1947’s ‘Boy On High Dive’ is another expression of Rockwell’s fascination with the human face. Here, we find a young boy crouched on the end of a high diving board, daring to peek over its precipice. The image is dominated by three things: the sky, the high dive, and the boy’s terrified face as he looks at the drop before him. Spielberg owns the painting and it hangs in his Amblin office as a reminder of the film-making process. “For me, that painting represents every motion picture just before I commit to directing it,” he has said of the piece. “That painting spoke to me the second I saw it… I said not only is that going in my collection, but it’s going in my office so I can look at it every day of my life.”

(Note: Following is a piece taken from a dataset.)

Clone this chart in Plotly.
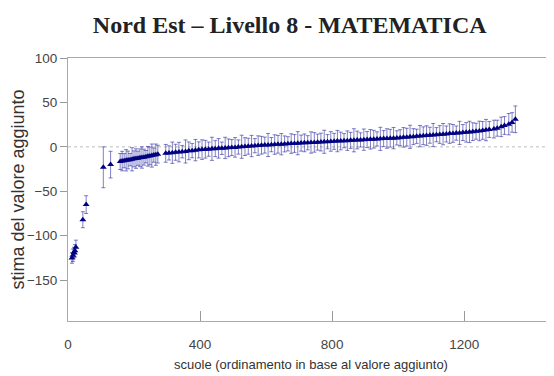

There’s more than simple affection for the piece, and the work of Rockwell as a whole, at play here though. Whether it’s young Barry opening the doors to the alien visitors in Close Encounters of the Third Kind, Elliott looking up at his friend’s departing ship at the end of E.T., or David peering through the eye holes of a mask of his own face in A.I., Spielberg’s infatuation with facial expressions and single image stories is as significant and enduring as Rockwell’s. It’s what’s made both men such indelible chroniclers of the American (and indeed human) experience, and why they’ll always maintain that position. Movies can fade over time, the plot blurring from our memories. But moments, scenes, images – they’re the residue that sticks. And when they’re as strong as Spielberg’s and Rockwell’s are, that’s little surprise.